After a few small, steep hikes we drove towards Azerbaijan, endured a six hour wait at the border and then drove onwards to Baku in sticky 37C heat. The next part of the journey is the trickiest to coordinate: the ferry to Turkmenistan. The ferry is unscheduled and only leaves when it’s full. No one seems to know when that is. Most teams were only issued three days of car insurance at the border, so after these three days the vehicles have to go through customs at the port and officially exit Azerbaijan. After this process, the vehicle can’t leave the port so teams are stuck camped out there waiting for this magical fairy tale boat to come and load them out of the country. In addition, the visa for Turkmenistan is only a five day transit visa. We choose when the visa starts at the embassy in Baku, but it’s a gambling game; if you choose your visa date starting too early, it’s possible that you will only arrive in Turkmenistan with 1-2 days left on the transit visa which isn’t enough to get out of the country. If you choose your visa to start too late and you manage to get on a ferry, you will be stuck in the Turkmenistan port in “no man’s land” (between exiting and entering a country) until your visa becomes valid.

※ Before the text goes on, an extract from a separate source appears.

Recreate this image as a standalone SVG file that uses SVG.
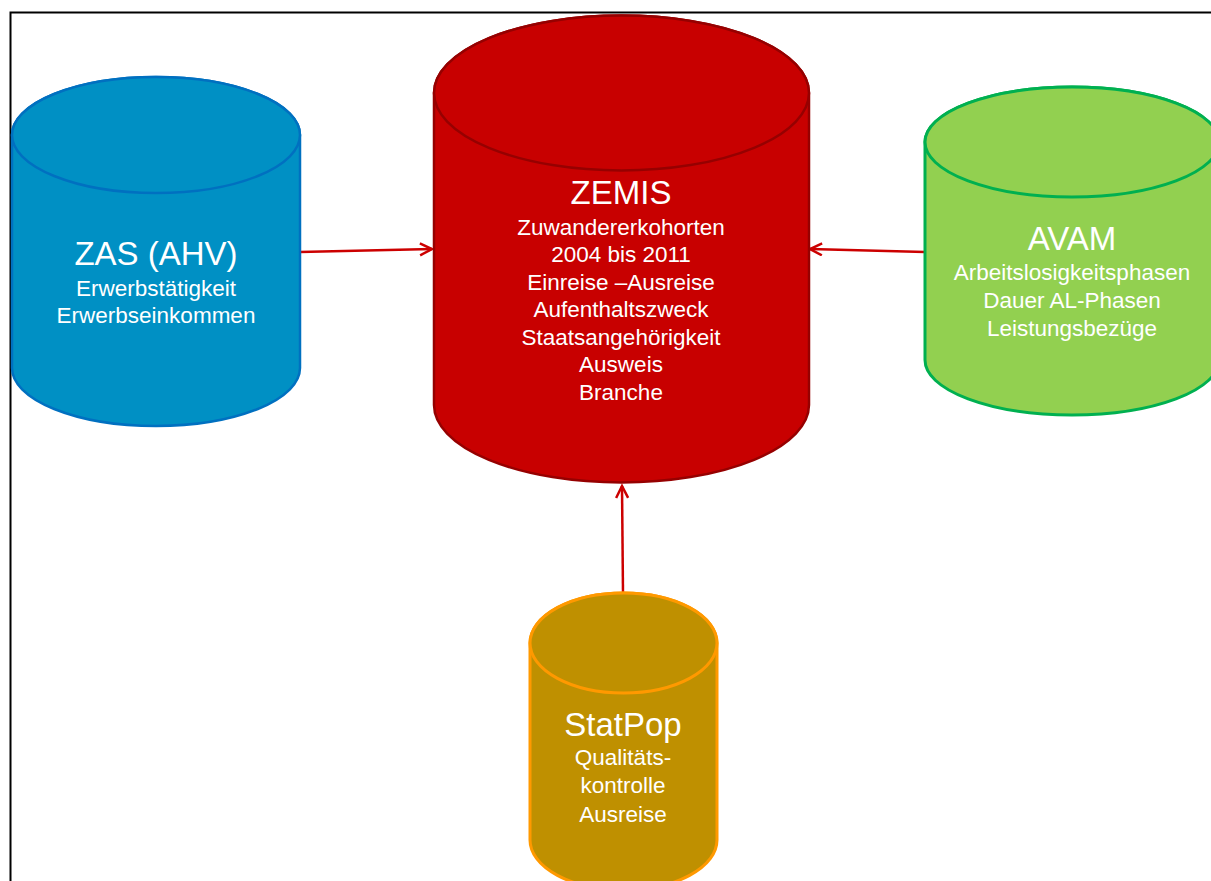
<svg xmlns="http://www.w3.org/2000/svg" width="1211" height="881" viewBox="0 0 1211 881">
<style>
text{font-family:"Liberation Sans",Arial,sans-serif;fill:#fff;text-anchor:middle}
.t{font-size:33px}
.s{font-size:22.5px}
.con{stroke:#CC0000;stroke-width:2.5;fill:none}
</style>
<defs>
<marker id="ah" markerWidth="16" markerHeight="16" refX="13" refY="7" orient="auto" markerUnits="userSpaceOnUse">
<path d="M1,1 L13,7 L1,13" fill="none" stroke="#CC0000" stroke-width="2.5"/>
</marker>
</defs>
<rect x="10.5" y="12.5" width="1220" height="890" fill="#fff" stroke="#000" stroke-width="2"/>
<g id="connectors">
<path class="con" d="M300,252 L432,249" marker-end="url(#ah)"/>
<path class="con" d="M925,252 L810,249" marker-end="url(#ah)"/>
<path class="con" d="M623,593 L622,486" marker-end="url(#ah)"/>
</g>
<g id="zas">
<path d="M12,135 A144,58 0 0 1 300,135 L300,368 A144,58 0 0 1 12,368 Z" fill="#0090C4" stroke="#0070C0" stroke-width="2.5"/>
<ellipse cx="156" cy="135" rx="144" ry="58" fill="#0090C4" stroke="#0070C0" stroke-width="2.5"/>
<text class="t" x="156" y="265">ZAS (AHV)</text>
<text class="s" x="156" y="296">Erwerbstätigkeit</text>
<text class="s" x="156" y="323">Erwerbseinkommen</text>
</g>
<g id="zemis">
<path d="M434,93 A187.5,77.5 0 0 1 809,93 L809,405 A187.5,77.5 0 0 1 434,405 Z" fill="#C80000" stroke="#960000" stroke-width="2.5"/>
<ellipse cx="621.5" cy="93" rx="187.5" ry="77.5" fill="#C80000" stroke="#960000" stroke-width="2.5"/>
<text class="t" x="621" y="204">ZEMIS</text>
<text class="s" x="621" y="235">Zuwandererkohorten</text>
<text class="s" x="621" y="262">2004 bis 2011</text>
<text class="s" x="621" y="290">Einreise –Ausreise</text>
<text class="s" x="621" y="317">Aufenthaltszweck</text>
<text class="s" x="621" y="345">Staatsangehörigkeit</text>
<text class="s" x="621" y="372">Ausweis</text>
<text class="s" x="621" y="400">Branche</text>
</g>
<g id="avam">
<path d="M925,142 A147,55 0 0 1 1219,142 L1219,360 A147,55 0 0 1 925,360 Z" fill="#92D050" stroke="#00B050" stroke-width="3"/>
<ellipse cx="1072" cy="142" rx="147" ry="55" fill="#92D050" stroke="#00B050" stroke-width="3"/>
<text class="t" x="1072" y="250">AVAM</text>
<text class="s" x="1072" y="280">Arbeitslosigkeitsphasen</text>
<text class="s" x="1072" y="308">Dauer AL-Phasen</text>
<text class="s" x="1072" y="336">Leistungsbezüge</text>
</g>
<g id="statpop">
<path d="M530,643 A93.5,50 0 0 1 717,643 L717,840 A93.5,50 0 0 1 530,840 Z" fill="#BF9000" stroke="#FF9900" stroke-width="3"/>
<ellipse cx="623.5" cy="643" rx="93.5" ry="50" fill="#BF9000" stroke="#FF9900" stroke-width="3"/>
<text class="t" x="623" y="736">StatPop</text>
<text class="s" x="623" y="765">Qualitäts-</text>
<text class="s" x="623" y="793">kontrolle</text>
<text class="s" x="623" y="822">Ausreise</text>
</g>
</svg>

We’ve chosen a visa date to start the day after tomorrow. There is fevered whisper of a ferry tonight among the Ralliers, and it’s faster than usual. Teams are tracking the boat offline and everyone has high hopes it will take us all and solve our problems.

Our problem is that if this ferry is on time, and if nothing goes wrong, and if we get on this fancy fast ferry, we will be stuck on the other side for at least 12 hours before we can clear customs.

But who are we kidding? This is the Mongol Rally. If nothing goes wrong, you’re doing it wrong.